Furthermore, memory allocation/deallocation is a different story. Stack memory (as declared above for both of those declarations) is managed by the operating system. However, heap allocation is up to you (i.e. new/delete).

Node * x = new Node;
// Do stuff with your node - it is on the heap, so it is persistent until you explicitly remove it
delete x;

The biggest difference between the stack and the heap is that heap memory exceeds the life of the function. For example, each function gets its own stack-frame to declare variables on. However, when the function exits, then the stack-frame is freed. Heap memory, however, can hold values which are not exclusive to a single function lifetime.

A simple example is this:

int* giveMeAnInt()
{
  int x;
  return &x;
}

In the function above, we declare a local variable, and try to return its address as a pointer to that value. However, after we return, that value is popped off the stack anyway since the function has ended. To do this properly you would have to:

int* giveMeAnInt()
{
  int* x = new int;
  return x;
}

The second example declares a variable on the heap and returns its address. But do not forget, if you use new, you must delete it later. Another quick example (using the working version of the code above i.e. example 2)

...
int * z = giveMeAnInt();
cout<< *z << endl;
delete z; // Free the memory allocated by the giveMeAnInt() function
...

That is a lot of quick information, but good luck.

EDIT

Perhaps if you are crashing at ...->NAME[n], then NAME[n] does not exist. Notice that you are effectively dereferencing Testthis at sizeof(Testthis->NAME) so the problem is not with the pointer. If you are looking for the number of characters in the string for a pointer, then you must use strlen() and not sizeof().

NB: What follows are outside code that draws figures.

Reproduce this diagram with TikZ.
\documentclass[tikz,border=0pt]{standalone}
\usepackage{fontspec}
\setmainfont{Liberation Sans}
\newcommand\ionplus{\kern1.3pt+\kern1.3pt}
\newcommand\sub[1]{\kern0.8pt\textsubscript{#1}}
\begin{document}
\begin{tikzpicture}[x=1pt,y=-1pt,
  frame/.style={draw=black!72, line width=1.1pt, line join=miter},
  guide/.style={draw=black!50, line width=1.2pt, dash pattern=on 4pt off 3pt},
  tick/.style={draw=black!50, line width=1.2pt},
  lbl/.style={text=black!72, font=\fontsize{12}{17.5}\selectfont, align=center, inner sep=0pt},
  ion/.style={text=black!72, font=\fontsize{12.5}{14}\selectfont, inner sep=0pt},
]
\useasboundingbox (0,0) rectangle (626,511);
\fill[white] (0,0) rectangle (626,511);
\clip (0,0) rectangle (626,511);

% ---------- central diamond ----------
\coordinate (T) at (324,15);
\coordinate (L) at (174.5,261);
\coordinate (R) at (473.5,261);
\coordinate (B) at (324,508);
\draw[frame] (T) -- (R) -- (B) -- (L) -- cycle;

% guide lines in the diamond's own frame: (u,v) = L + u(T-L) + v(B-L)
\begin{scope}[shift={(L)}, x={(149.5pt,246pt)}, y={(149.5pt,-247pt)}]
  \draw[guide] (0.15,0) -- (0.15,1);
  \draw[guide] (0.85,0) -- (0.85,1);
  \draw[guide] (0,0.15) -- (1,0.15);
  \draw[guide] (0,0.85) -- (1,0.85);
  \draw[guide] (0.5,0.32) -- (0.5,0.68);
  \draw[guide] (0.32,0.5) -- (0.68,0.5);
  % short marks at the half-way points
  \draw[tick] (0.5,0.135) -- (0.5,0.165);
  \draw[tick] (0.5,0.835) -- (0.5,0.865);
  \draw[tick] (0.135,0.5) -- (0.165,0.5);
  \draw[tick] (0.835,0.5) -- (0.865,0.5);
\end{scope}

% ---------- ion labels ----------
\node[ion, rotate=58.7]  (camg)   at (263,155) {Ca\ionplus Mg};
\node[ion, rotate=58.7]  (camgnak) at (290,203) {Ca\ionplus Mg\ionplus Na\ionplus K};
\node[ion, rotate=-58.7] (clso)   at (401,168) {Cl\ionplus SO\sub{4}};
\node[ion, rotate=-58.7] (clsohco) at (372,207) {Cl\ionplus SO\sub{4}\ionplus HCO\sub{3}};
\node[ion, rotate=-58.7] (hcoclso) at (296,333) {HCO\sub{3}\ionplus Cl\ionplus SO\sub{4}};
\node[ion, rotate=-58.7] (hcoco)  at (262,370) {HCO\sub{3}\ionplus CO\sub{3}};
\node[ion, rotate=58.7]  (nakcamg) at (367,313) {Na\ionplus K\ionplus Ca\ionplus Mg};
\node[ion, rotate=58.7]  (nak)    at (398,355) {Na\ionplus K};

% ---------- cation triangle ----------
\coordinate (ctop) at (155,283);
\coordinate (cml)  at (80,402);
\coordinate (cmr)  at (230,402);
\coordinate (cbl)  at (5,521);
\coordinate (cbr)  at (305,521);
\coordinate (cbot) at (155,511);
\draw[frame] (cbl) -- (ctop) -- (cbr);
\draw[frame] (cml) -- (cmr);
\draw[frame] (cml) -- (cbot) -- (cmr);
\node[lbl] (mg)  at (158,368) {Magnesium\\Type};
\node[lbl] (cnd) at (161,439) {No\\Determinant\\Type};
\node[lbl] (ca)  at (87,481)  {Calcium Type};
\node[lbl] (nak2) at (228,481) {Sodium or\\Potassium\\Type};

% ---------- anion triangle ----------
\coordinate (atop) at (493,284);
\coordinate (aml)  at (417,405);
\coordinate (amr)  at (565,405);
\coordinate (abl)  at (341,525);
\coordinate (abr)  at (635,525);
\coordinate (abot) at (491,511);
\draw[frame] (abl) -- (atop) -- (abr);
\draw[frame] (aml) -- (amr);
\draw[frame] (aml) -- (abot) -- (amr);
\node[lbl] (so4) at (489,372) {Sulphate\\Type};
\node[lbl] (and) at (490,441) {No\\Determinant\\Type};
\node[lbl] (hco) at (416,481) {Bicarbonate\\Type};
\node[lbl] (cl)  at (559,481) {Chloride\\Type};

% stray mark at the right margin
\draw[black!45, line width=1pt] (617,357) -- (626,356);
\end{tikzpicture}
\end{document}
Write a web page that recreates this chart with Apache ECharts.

Here is the problem we are facing: the difference between an array and a pointer. If you declare char someArray[64], then sizeof(someArray) == 64. However, if you declare char* someArray, then sizeof(someArray) == 4 (since sizeof(char*) == 4, assuming 32-bit machine. But for now, the constant doesn't matter) and not the actual number of characters. To be safe, you should instead simply use strlen(someArray) which will work as expected for both declarations.

Answer 2

Ok looks like the std::string to char * conversion was causing leaks.

Switched to a vector option as suggested here: How to convert a std::string to const char* or char*?

Problem went away. I'll have to trace the actual memory later but I find it odd that that string memory was placed right next to the begining of the linked-list.